New metaballs demo

Humus

Crazy coder
Veteran
It's a marching cubes isosurface extracting demo (more in-depth description on how this algorithm works on my website).

Looks like this:
metaballs.jpg


Available at the usual place:
http://www.humus.ca/
 
at first i read this as "New Meatball Demo"... :LOL:

keep up the good work!
 
BRiT said:
at first i read this as "New Meatball Demo"... :LOL:
Good, at least I'm not the only one. :D

I'll give it a whirl once my MB gets back from the shop. Asus had to give its undercarriage a bit of a, "How's your father?"
 
Nice CPU benchmark, Humus. :D

2500+
FPU: 48 meatballs
3DNow: 59 meatballs

2GHz
FPU: 58 meatballs
3DNow: 70 meatballs

2.2GHz
FPU: 61 meatballs
3DNow: 75 meatballs

Athlon XP, 9800 Pro.

I assume SSE mode requires SSE2 support?
 
9800 Pro, AXP 2000+

3DNow : 50 fps
SSE : 45 fps and the balls are invisible
FPU : 41 fps
 
AthlonXP 2400+@3400+
Very interesting and nice,3Dnow! works great,but SSE is just black screen (no mountains and metaballs). Bug or something else?
 
Ostsol said:
Nebuchadnezzar said:
pino said:
ouch this thing totally kills my pc. it shutdown it :oops:
Same here, instant reboot when I opened the exe.
Might be good for you to post your system specs.
Not really..

P4 Northwood 2800C@3430MHz
ASUS P4C800-E Deluxe
1GB ram
245MHz FSB
Gainward 6800GT@399/1120MHz
Using 67.03 drivers

I think it's just a problem with my Windows install.
 
MuFu said:
I assume SSE mode requires SSE2 support?

Apparently it did, but it wasn't supposed to. I apparently didn't check the docs closely enough. The movd instruction apparently always operates on MMX registers on non-SSE2 CPUs, even when the operands are xmm registers. But I've uploaded a fixed version now that uses movss instead.
 
Humus said:
Apparently it did, but it wasn't supposed to. I apparently didn't check the docs closely enough. The movd instruction apparently always operates on MMX registers on non-SSE2 CPUs, even when the operands are xmm registers. But I've uploaded a fixed version now that uses movss instead.
movss is the only correct instruction to copy single scalar values from an SSE registers to memory. movd, the SSE2 variant, is actually an '128-bit MMX' instruction for integer operations (Intel can be very confusing when it comes to categorizing instructions).

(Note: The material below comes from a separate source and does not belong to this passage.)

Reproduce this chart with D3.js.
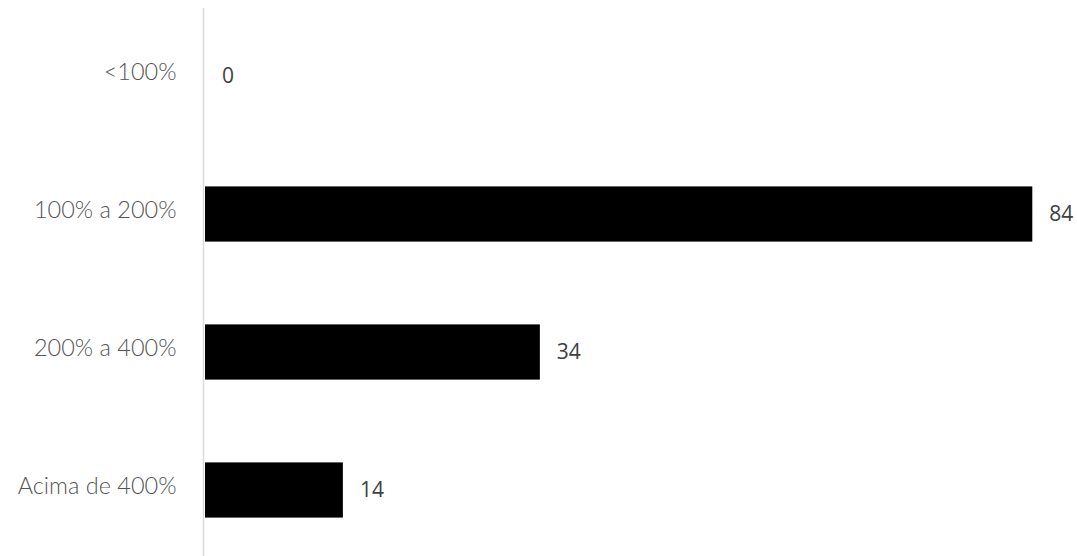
<!DOCTYPE html>
<html><head><meta charset="utf-8">
<script src="https://cdn.jsdelivr.net/npm/d3@7"></script>
<style>html,body{margin:0;padding:0;background:#fff;}</style>
</head><body>
<svg id="c" width="1077" height="556"></svg>
<script>
const categories = ["<100%", "100% a 200%", "200% a 400%", "Acima de 400%"];
const values = [0, 84, 34, 14];

const svg = d3.select("#c");
const x = d3.scaleLinear().domain([0, 84]).range([205, 1032.3]);
const y = d3.scaleBand().domain(categories).range([7, 559]).paddingInner(0.6).paddingOuter(0.3);

svg.selectAll("rect.bar").data(categories).enter().append("rect")
  .attr("class", "bar")
  .attr("x", x(0))
  .attr("y", d => y(d))
  .attr("width", (d, i) => x(values[i]) - x(0))
  .attr("height", y.bandwidth())
  .attr("fill", "#000");

const axis = d3.axisLeft(y).tickSize(0).tickPadding(27);
const g = svg.append("g").attr("transform", "translate(203.5,0)").call(axis);
g.select(".domain").remove();
g.append("line").attr("x1", 0).attr("x2", 0).attr("y1", 8).attr("y2", 556).attr("stroke", "#d9d9d9").attr("stroke-width", 1.5);
g.selectAll(".tick text")
  .attr("font-family", "Lato")
  .attr("font-weight", 300)
  .attr("font-size", 23.5)
  .attr("dy", "0.15em")
  .attr("fill", "#555555");

svg.selectAll("text.val").data(categories).enter().append("text")
  .attr("class", "val")
  .attr("x", (d, i) => x(values[i]) + 17)
  .attr("y", d => y(d) + y.bandwidth() / 2)
  .attr("dy", "0.35em")
  .attr("font-family", "Open Sans")
  .attr("font-size", 21)
  .attr("fill", "#404040")
  .text((d, i) => values[i]);
</script>
</body></html>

In practice both are equivalent (on processors with SSE2 support), but for future processor generations peformance might differ because one uses the floating-point pipeline and the other the integer pipeline. It's advised to always use the corresponding instruction.

Anyway, it's interesting to see that your 3DNow! version is slower than the SSE version. Any possibility that your SSE version isn't fully optimized?